Mr. T. asked that his name not be used, because he does business in a small town and fears that he will lose customers if they find out that his wife is also his cousin.

"If someone told me when I was young that I'd marry my cousin I would have said they were crazy," he said. "I thought the idea of marrying your cousin was kind of icky."

But then, as a teenager, he got to know a cousin whom he had hardly seen in childhood, and they fell in love.

Their families, he said, were in "total shock." Relatives said, " `They'll throw you in jail, you'll have defective children,' " Mr. T. recalled. "Those were some of the nicer things they said." When he and his cousin married, they invited only three people to the wedding. They hope to make up for that someday by having a "huge wedding," he said.

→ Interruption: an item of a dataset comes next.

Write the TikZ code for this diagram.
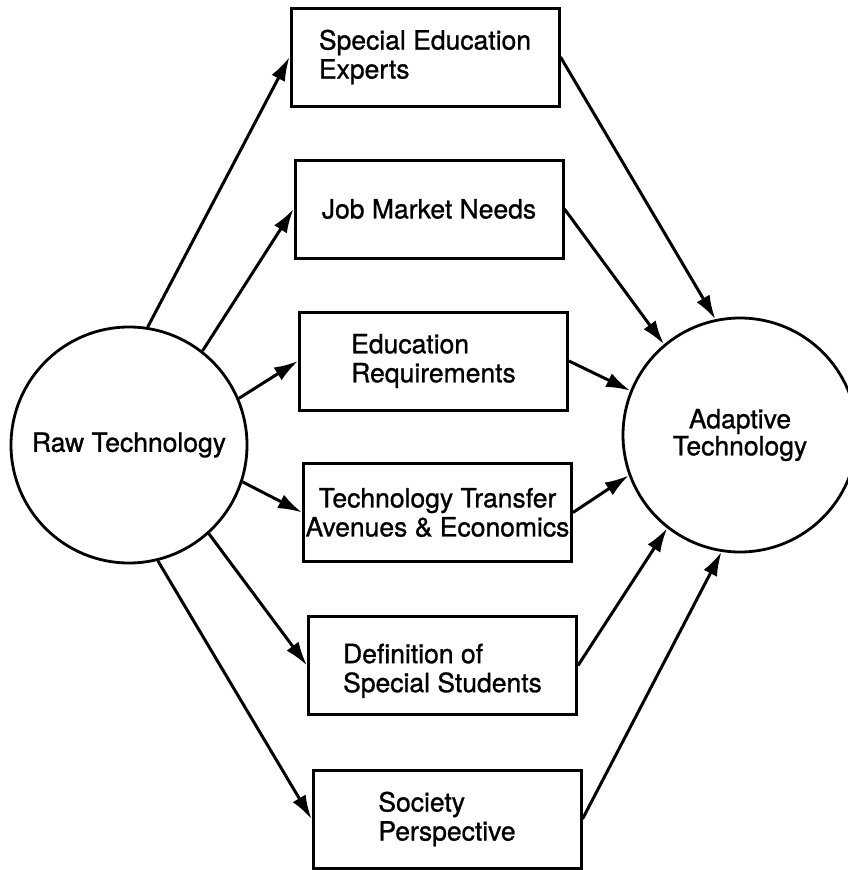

Mr. T. said he had read everything he could find about cousin marriages, including an entire book on the subject, "Forbidden Relatives," by Martin Ottenheimer, a professor of anthropology at Kansas State University. The subtitle of the book is "The American Myth of Cousin Marriage," and Dr. Ottenheimer heaps criticism on the state marriage laws.

Mr. T. said he was delighted to learn years ago that cousins' risks of birth defects were only slightly higher than those of unrelated people. So the study being published today did not surprise him. But he said he hoped it would convince the rest of the world.

"You can find people in the general population who have a greater risk than first cousins," he said. "It's one of my pet peeves. State laws single out cousins. They shouldn't." He and his wife hope to have children, he said.